| Task prompt |
Without including any pictures, write out the listing below exactly.

--------------------------------------------------

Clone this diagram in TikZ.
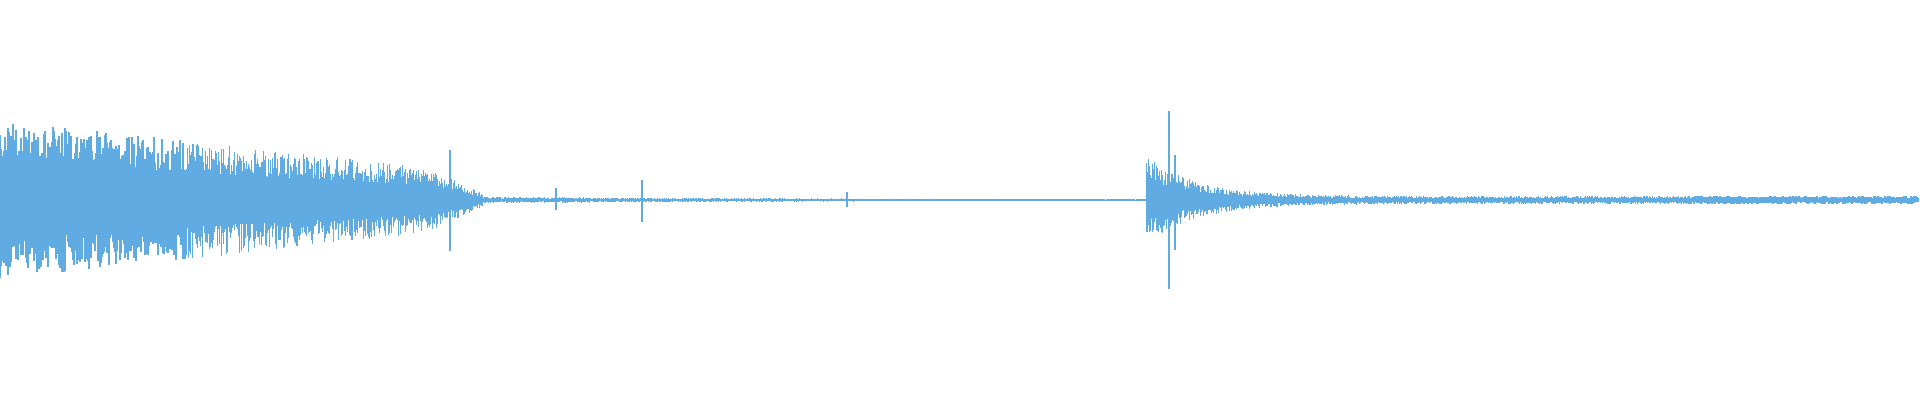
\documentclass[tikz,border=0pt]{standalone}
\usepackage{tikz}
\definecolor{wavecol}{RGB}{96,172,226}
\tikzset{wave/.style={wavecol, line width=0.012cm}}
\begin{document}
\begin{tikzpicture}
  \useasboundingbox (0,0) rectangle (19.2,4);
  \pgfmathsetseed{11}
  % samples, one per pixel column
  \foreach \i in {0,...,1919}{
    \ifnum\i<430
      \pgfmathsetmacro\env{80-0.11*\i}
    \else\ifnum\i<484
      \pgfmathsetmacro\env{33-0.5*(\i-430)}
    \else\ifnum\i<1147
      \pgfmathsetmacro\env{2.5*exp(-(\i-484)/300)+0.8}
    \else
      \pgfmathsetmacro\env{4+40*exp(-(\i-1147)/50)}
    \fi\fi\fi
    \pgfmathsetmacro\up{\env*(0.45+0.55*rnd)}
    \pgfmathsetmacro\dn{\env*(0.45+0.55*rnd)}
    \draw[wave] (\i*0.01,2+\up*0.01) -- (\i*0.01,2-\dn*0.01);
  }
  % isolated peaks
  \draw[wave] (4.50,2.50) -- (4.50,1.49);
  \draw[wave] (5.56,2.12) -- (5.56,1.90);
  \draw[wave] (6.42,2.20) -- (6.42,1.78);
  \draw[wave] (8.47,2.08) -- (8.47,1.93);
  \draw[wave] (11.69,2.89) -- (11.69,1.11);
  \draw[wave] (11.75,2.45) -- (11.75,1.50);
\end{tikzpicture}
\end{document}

--------------------------------------------------

| Task response |
Clone this diagram in TikZ.
\documentclass[tikz,border=0pt]{standalone}
\usepackage{tikz}
\definecolor{wavecol}{RGB}{96,172,226}
\tikzset{wave/.style={wavecol, line width=0.012cm}}
\begin{document}
\begin{tikzpicture}
  \useasboundingbox (0,0) rectangle (19.2,4);
  \pgfmathsetseed{11}
  % samples, one per pixel column
  \foreach \i in {0,...,1919}{
    \ifnum\i<430
      \pgfmathsetmacro\env{80-0.11*\i}
    \else\ifnum\i<484
      \pgfmathsetmacro\env{33-0.5*(\i-430)}
    \else\ifnum\i<1147
      \pgfmathsetmacro\env{2.5*exp(-(\i-484)/300)+0.8}
    \else
      \pgfmathsetmacro\env{4+40*exp(-(\i-1147)/50)}
    \fi\fi\fi
    \pgfmathsetmacro\up{\env*(0.45+0.55*rnd)}
    \pgfmathsetmacro\dn{\env*(0.45+0.55*rnd)}
    \draw[wave] (\i*0.01,2+\up*0.01) -- (\i*0.01,2-\dn*0.01);
  }
  % isolated peaks
  \draw[wave] (4.50,2.50) -- (4.50,1.49);
  \draw[wave] (5.56,2.12) -- (5.56,1.90);
  \draw[wave] (6.42,2.20) -- (6.42,1.78);
  \draw[wave] (8.47,2.08) -- (8.47,1.93);
  \draw[wave] (11.69,2.89) -- (11.69,1.11);
  \draw[wave] (11.75,2.45) -- (11.75,1.50);
\end{tikzpicture}
\end{document}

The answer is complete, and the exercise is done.